= Danish Typographical Union =

Danish trade union

The Danish Typographical Union (Dansk Typograf-Forbund) was a trade union representing typographers in Denmark.

The Typographical Association was founded in 1869, focusing its attention on discussions on the development of the trade, and establishing a library for members, in Copenhagen. In 1874, it launched a magazine, the Typograf-Tidende. Frederik Klüglein argued that the union should also take up questions of pay and working conditions, but the union's leader, R. P. Jensen, was initially uninterested. In 1876, Jensen did lead a strike for improved pay but, without links to other labour movement organisations, the union was unable to sustain the action. The strike was lost, members of the union fell below 100, and Jensen resigned.

In 1880, the Jutland Typographical Association was established, soon expanding to become the Danish Typographical Association, covering all the country except Copenhagen. It jointly adopted the Copenhagen union's magazine, but in 1885, a group of members defected to the Copenhagen union, which renamed itself as the "New Typographical Association", and the two unions broke off relations.

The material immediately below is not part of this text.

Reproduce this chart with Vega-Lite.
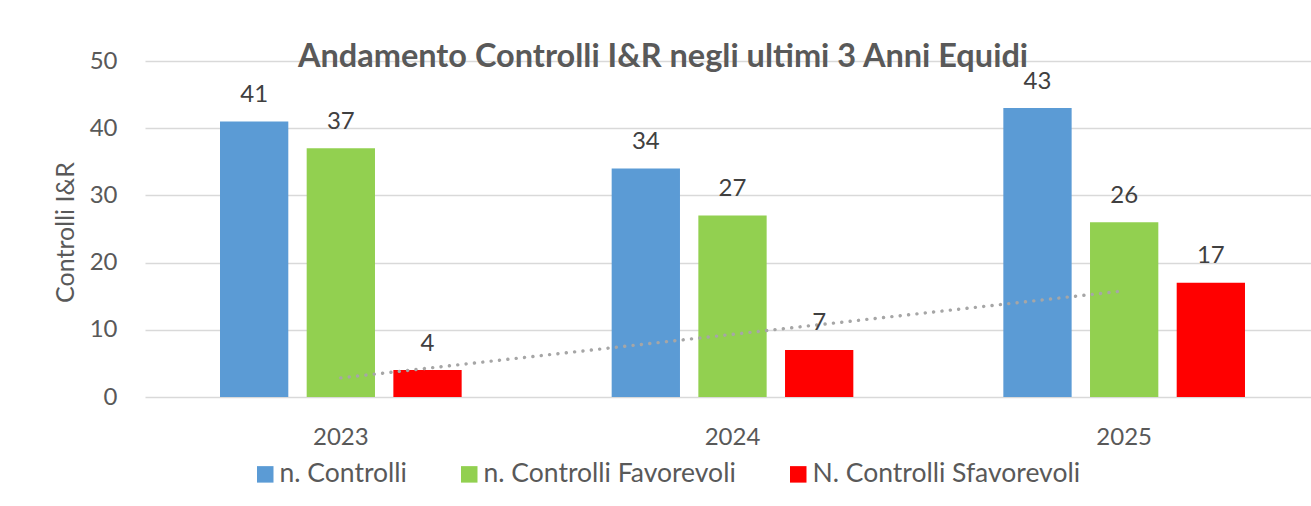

Despite the split, the two unions gradually re-engaged, and in January 1903, they merged to form the "Danish Typographical Union". The new union joined the Danish Confederation of Trade Unions (LO). It won improved working conditions and shorter working hours, and by 1940, it had grown to 4,500 members. By 1992, it had 8,345 members.

In 1962, the union formed the Graphic Workers' Cartel with the Danish Bookbinders' and Stationers' Union, and the Danish Lithographers' Union. However, this loose federation made no progress, and in 1965, the typographers resigned from the LO and the cartel. It rejoined LO in 1971, forming a new Graphics Cartel in 1972, but again this ran into disputes, and was dissolved in 1980. Finally, in 1990, the bookbinders, lithographers, typographers and the Media Federation formed a Graphic Industry and Media Cartel. In 1993, the four unions merged, to form the new Graphics Federation.